STATED EXERCISE - Transcribe the data in full and exactly, omitting any pictures.

DATA EXTRACT -
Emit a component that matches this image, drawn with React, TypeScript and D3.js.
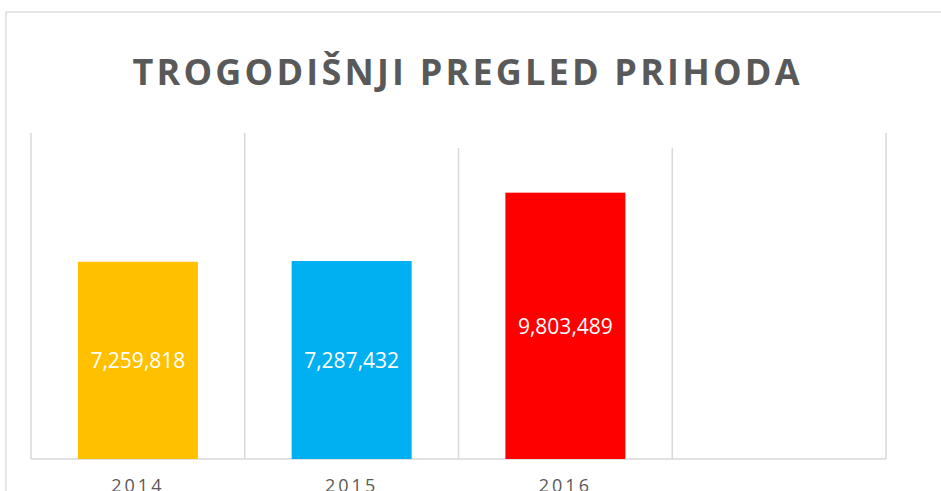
import React from "react";
import * as d3 from "d3";

const categories = ["2014", "2015", "2016", ""];
const values = [7259818, 7287432, 9803489, null];
const colors = ["#FFC000", "#00B0F0", "#FF0000", "#FFFFFF"];
const titleText = "TROGODIŠNJI PREGLED PRIHODA";

export default function App() {
  const W = 941, H = 491;
  const left = 31, right = 886, top = 133, bottom = 459;
  const x = d3.scaleBand<string>().domain(categories.map((c, i) => String(i))).range([left, right]).paddingInner(0).paddingOuter(0);
  const y = d3.scaleLinear().domain([0, 12000000]).range([bottom, top]);
  const barW = 120;
  const fmt = d3.format(",");
  const bounds = categories.map((c, i) => x(String(i))!).concat([right]);
  return (
    <svg width={W} height={H} style={{ position: "absolute", left: 0, top: 0, background: "#fff" }}>
      <rect x={6} y={12} width={W} height={H} fill="#fff" stroke="#d9d9d9" strokeWidth={1.3} />
      <text x={466} y={85} textAnchor="middle" fontFamily="'Open Sans', sans-serif" fontWeight={700} fontSize={36} fill="#595959" textLength={667} lengthAdjust="spacing">{titleText}</text>
      {bounds.map((bx, i) => (
        <line key={i} x1={bx} x2={bx} y1={i === 2 || i === 3 ? 148 : top} y2={bottom} stroke="#d9d9d9" strokeWidth={1.5} />
      ))}
      <line x1={left} x2={right} y1={bottom} y2={bottom} stroke="#d9d9d9" strokeWidth={1.5} />
      {values.map((v, i) => v == null ? null : (
        <g key={i}>
          <rect x={x(String(i))! + x.bandwidth() / 2 - barW / 2} y={y(v)} width={barW} height={bottom - y(v)} fill={colors[i]} />
          <text x={x(String(i))! + x.bandwidth() / 2} y={(y(v) + bottom) / 2 + 8} textAnchor="middle" fontFamily="'Open Sans', sans-serif" fontSize={21} fill="#fff" textLength={95} lengthAdjust="spacingAndGlyphs">{fmt(v)}</text>
        </g>
      ))}
      {categories.map((c, i) => c ? (
        <text key={i} x={x(String(i))! + x.bandwidth() / 2} y={492} textAnchor="middle" fontFamily="'Open Sans', sans-serif" fontSize={18} fill="#595959" letterSpacing={3}>{c}</text>
      ) : null)}
    </svg>
  );
}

FINAL RESULT -
Emit a component that matches this image, drawn with React, TypeScript and D3.js.
import React from "react";
import * as d3 from "d3";

const categories = ["2014", "2015", "2016", ""];
const values = [7259818, 7287432, 9803489, null];
const colors = ["#FFC000", "#00B0F0", "#FF0000", "#FFFFFF"];
const titleText = "TROGODIŠNJI PREGLED PRIHODA";

export default function App() {
  const W = 941, H = 491;
  const left = 31, right = 886, top = 133, bottom = 459;
  const x = d3.scaleBand<string>().domain(categories.map((c, i) => String(i))).range([left, right]).paddingInner(0).paddingOuter(0);
  const y = d3.scaleLinear().domain([0, 12000000]).range([bottom, top]);
  const barW = 120;
  const fmt = d3.format(",");
  const bounds = categories.map((c, i) => x(String(i))!).concat([right]);
  return (
    <svg width={W} height={H} style={{ position: "absolute", left: 0, top: 0, background: "#fff" }}>
      <rect x={6} y={12} width={W} height={H} fill="#fff" stroke="#d9d9d9" strokeWidth={1.3} />
      <text x={466} y={85} textAnchor="middle" fontFamily="'Open Sans', sans-serif" fontWeight={700} fontSize={36} fill="#595959" textLength={667} lengthAdjust="spacing">{titleText}</text>
      {bounds.map((bx, i) => (
        <line key={i} x1={bx} x2={bx} y1={i === 2 || i === 3 ? 148 : top} y2={bottom} stroke="#d9d9d9" strokeWidth={1.5} />
      ))}
      <line x1={left} x2={right} y1={bottom} y2={bottom} stroke="#d9d9d9" strokeWidth={1.5} />
      {values.map((v, i) => v == null ? null : (
        <g key={i}>
          <rect x={x(String(i))! + x.bandwidth() / 2 - barW / 2} y={y(v)} width={barW} height={bottom - y(v)} fill={colors[i]} />
          <text x={x(String(i))! + x.bandwidth() / 2} y={(y(v) + bottom) / 2 + 8} textAnchor="middle" fontFamily="'Open Sans', sans-serif" fontSize={21} fill="#fff" textLength={95} lengthAdjust="spacingAndGlyphs">{fmt(v)}</text>
        </g>
      ))}
      {categories.map((c, i) => c ? (
        <text key={i} x={x(String(i))! + x.bandwidth() / 2} y={492} textAnchor="middle" fontFamily="'Open Sans', sans-serif" fontSize={18} fill="#595959" letterSpacing={3}>{c}</text>
      ) : null)}
    </svg>
  );
}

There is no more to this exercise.